関連してドキュメントスキャナーを導入しようかとも思いましたが、今回は見合わせることにします。以前はScansnapを使っていて、紙資料を裁断してPDF化していた時もありました。その後、紙資料をもらうこと自体が減ったので引っ越しと同時に処分。レシートを高速で読み取るために、最新のScansnapをふるさと納税の返礼品でいただこうかなとも思いましたがスマホで撮影すればいいかと考え直しました。モノを増やしたくないというのもあります。
ちなみにレシートの入力は数ヶ月に一回、まとめて行っています。クレジットカードと銀行口座はfreeeで同期させていますが、現金や電子マネーで支払ったものは毎日入力するのが面倒なので後回しに。今年もそろそろ作業しておこうと思います。
税理士と顧問契約している安心感
零細な個人事業主ですが税理士さんと顧問契約しています。自分で仕訳しても問題なさそうな規模ではありますが、そのうちに法人化することも考えているので、早めに専門家に関与してもらう道を選びました。
日々の仕訳で困ることはほとんどありませんが、イレギュラーなことが起こった際に相談できる相手がいるというのは心強いもの。先日はあるウェブサイトを購入した時の仕訳を指導してもらいました。こういったことはネットで検索してもすぐに答えを得られるものではありません。月々の顧問料をお支払いしているからこそ、助けてもらうことができました。

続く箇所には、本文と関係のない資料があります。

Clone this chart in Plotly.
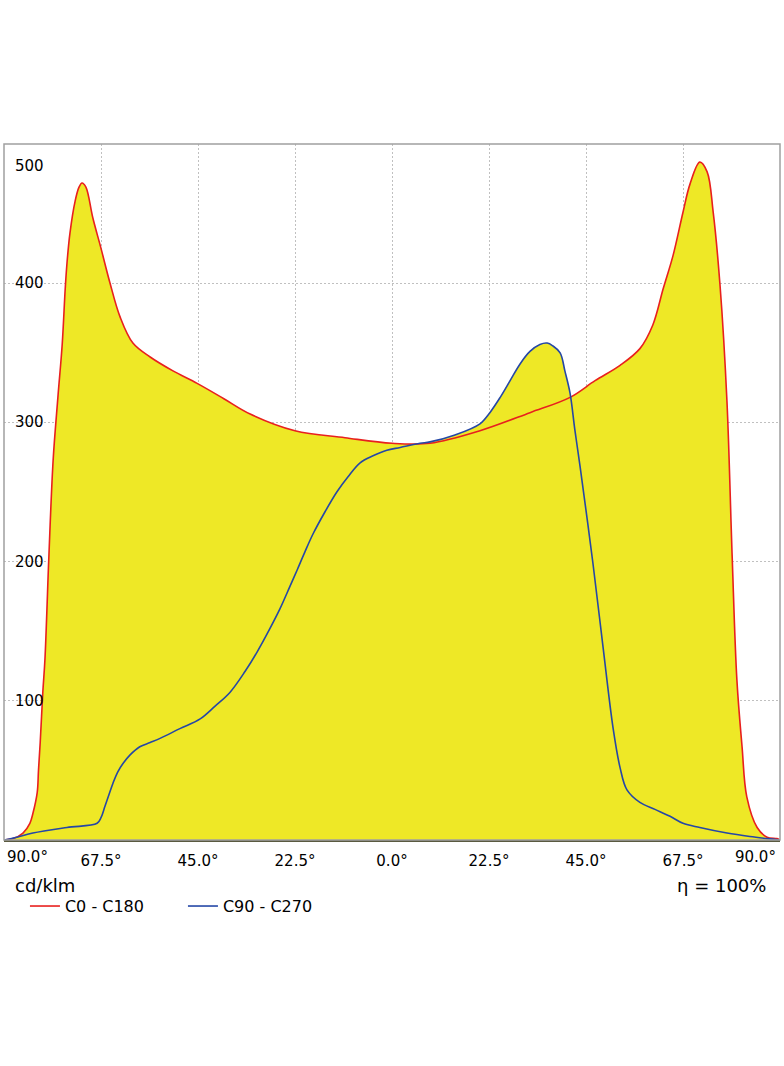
import plotly.graph_objects as go

# C0 - C180 (red) : angle in degrees (left side negative) and cd/klm
red_deg = [-90, -87.9, -85.6, -84.0, -83.3, -82.3, -82.0, -81.6, -81.0, -80.5,
           -79.6, -78.6, -77.5, -76.5, -75.8, -75.4, -74.7, -73.5, -72.6, -71.9,
           -71.0, -69.4, -67.5, -65.4, -63.1, -60.1, -56.1, -50.8, -45.2, -39.0,
           -32.9, -22.5, -10.9, 0, 8.8, 20.4, 32.0, 41.3, 47.1, 52.9,
           57.5, 60.5, 62.9, 65.2, 67.5, 69.1, 71.4, 73.1, 74.5, 76.1,
           77.7, 78.9, 80.0, 81.2, 82.3, 84.7, 87.0, 89.3, 90]
red_val = [0, 1, 5, 12, 19, 34, 50, 70, 106, 130,
           203, 273, 318, 356, 396, 414, 436, 459, 469, 472,
           469, 447, 425, 400, 376, 357, 347, 337, 328, 317,
           306, 294, 289, 285, 285, 294, 307, 318, 330, 341,
           353, 370, 396, 420, 451, 471, 487, 480, 451, 398,
           315, 204, 115, 67, 31, 9, 2, 1, 0]

# C90 - C270 (blue)
blue_deg = [-90, -87, -83.3, -75.4, -68.4, -67.5, -66.6, -65.6, -64.7, -63.6,
            -62.4, -60.8, -58.5, -56.1, -53.8, -49.2, -44.5, -41.1, -37.6, -34.1,
            -31.3, -28.3, -26.0, -23.7, -22.0, -20.2, -18.3, -15.5, -12.8, -10.2,
            -7.4, -4.4, -1.2, 1.9, 6.5, 8.8, 14.6, 20.4, 22.7, 25.1,
            27.4, 29.7, 32.0, 34.3, 36.0, 37.3, 39.0, 40.1, 41.3, 42.4,
            43.6, 46.6, 48.9, 51.3, 52.9, 54.5, 57.5, 61.0, 64.5, 67.5,
            71.4, 77.7, 83.0, 87.0, 90]
blue_val = [0, 2, 5, 9, 12, 16, 24, 33, 41, 49,
            55, 61, 67, 70, 73, 80, 87, 96, 106, 121,
            135, 152, 166, 182, 194, 207, 220, 236, 250, 261,
            271, 276, 280, 282, 285, 286, 291, 299, 307, 318,
            330, 342, 351, 356, 357, 355, 350, 337, 321, 295,
            269, 199, 140, 80, 52, 36, 27, 22, 17, 12,
            9, 5, 2.5, 1, 0]

x_tickvals = [-67.5, -45, -22.5, 0, 22.5, 45, 67.5]
x_ticktext = ["67.5°", "45.0°", "22.5°", "0.0°", "22.5°", "45.0°", "67.5°"]
y_tickvals = [100, 200, 300, 400, 500]

RED = "#E8201E"
BLUE = "#2547A6"
FILL = "#EEE826"
FONT = "DejaVu Sans"
SMOOTH = 1.0

fig = go.Figure()
# yellow area (union of both curves)
for xs, ys in [(blue_deg, blue_val), (red_deg, red_val)]:
    fig.add_trace(go.Scatter(x=xs, y=ys, mode="lines", fill="tozeroy", fillcolor=FILL,
                             line=dict(width=0, shape="spline", smoothing=SMOOTH, color=FILL),
                             showlegend=False, hoverinfo="skip"))
fig.add_trace(go.Scatter(x=red_deg, y=red_val, mode="lines", name="C0 - C180",
                         line=dict(color=RED, width=1.6, shape="spline", smoothing=SMOOTH)))
fig.add_trace(go.Scatter(x=blue_deg, y=blue_val, mode="lines", name="C90 - C270",
                         line=dict(color=BLUE, width=1.6, shape="spline", smoothing=SMOOTH)))

annotations = []
for v in y_tickvals:
    annotations.append(dict(x=0, xref="paper", xanchor="left", xshift=9, y=v, yref="y",
                            yshift=-22 if v == 500 else 0, text=str(v), showarrow=False,
                            font=dict(family=FONT, size=15, color="black")))
annotations.append(dict(x=-90, xref="x", xanchor="left", xshift=1, y=0, yref="paper",
                        yanchor="top", yshift=-6, text="90.0°", showarrow=False,
                        font=dict(family=FONT, size=15, color="black")))
annotations.append(dict(x=90, xref="x", xanchor="right", xshift=-2, y=0, yref="paper",
                        yanchor="top", yshift=-6, text="90.0°", showarrow=False,
                        font=dict(family=FONT, size=15, color="black")))
annotations.append(dict(x=0, xref="paper", xanchor="left", xshift=9, y=0, yref="paper",
                        yanchor="middle", yshift=-45, text="cd/klm", showarrow=False,
                        font=dict(family=FONT, size=18, color="black")))
annotations.append(dict(x=1, xref="paper", xanchor="right", xshift=-12, y=0, yref="paper",
                        yanchor="middle", yshift=-45, text="η = 100%", showarrow=False,
                        font=dict(family=FONT, size=18, color="black")))

fig.update_layout(
    width=784, height=1066,
    margin=dict(l=4, r=4, t=144, b=226),
    paper_bgcolor="white", plot_bgcolor="white",
    font=dict(family=FONT, size=15, color="black"),
    showlegend=True,
    legend=dict(orientation="h", x=0.027, xanchor="left", y=-0.095, yanchor="middle",
                font=dict(family=FONT, size=16, color="black"),
                entrywidth=113, entrywidthmode="pixels", bgcolor="rgba(0,0,0,0)",
                itemclick=False),
    xaxis=dict(range=[-90, 90], tickvals=x_tickvals, ticktext=x_ticktext,
               showgrid=True, gridcolor="#c0c0c0", griddash="2px,2px", gridwidth=1,
               zeroline=False, showline=True, linecolor="#5a5a40", linewidth=1.5,
               ticks="outside", ticklen=6, tickcolor="rgba(0,0,0,0)",
               tickfont=dict(family=FONT, size=15, color="black")),
    yaxis=dict(range=[0, 500], tickvals=y_tickvals, showticklabels=False,
               showgrid=True, gridcolor="#c0c0c0", griddash="2px,2px", gridwidth=1,
               zeroline=False, showline=False),
    shapes=[dict(type="rect", xref="paper", yref="paper", x0=0, x1=1, y0=0, y1=1,
                 line=dict(color="#a0a0a0", width=1.5), layer="above")],
    annotations=annotations,
)

fig.write_html("out.html")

私も中小企業支援家として顧問契約を締結してもらう立場です。訪問日をそれぞれ設定していますが、「何かあった際はいつでも連絡してください」と常々申し上げるようにしています。顧問料というのは訪問に対する対価だけではなくて、何かあった際に私と「繋がることができる権利」に対する対価でもあります。地方中小企業の経営者が困りごとに直面した際に、真っ先に連絡をもらえるような関係を築きたいと常々考えています。
10月からインボイス制度が始まると、本質的なところと関係のない部分で騒ぐ人が出てくることでしょう。インボイス制度は、国庫に納められるはずの消費税が事業者の手元に残る「益税」問題を解決するためにも必要な制度。税制があるべき姿に近づくだけのことだと考えているので粛々と対応するのみです。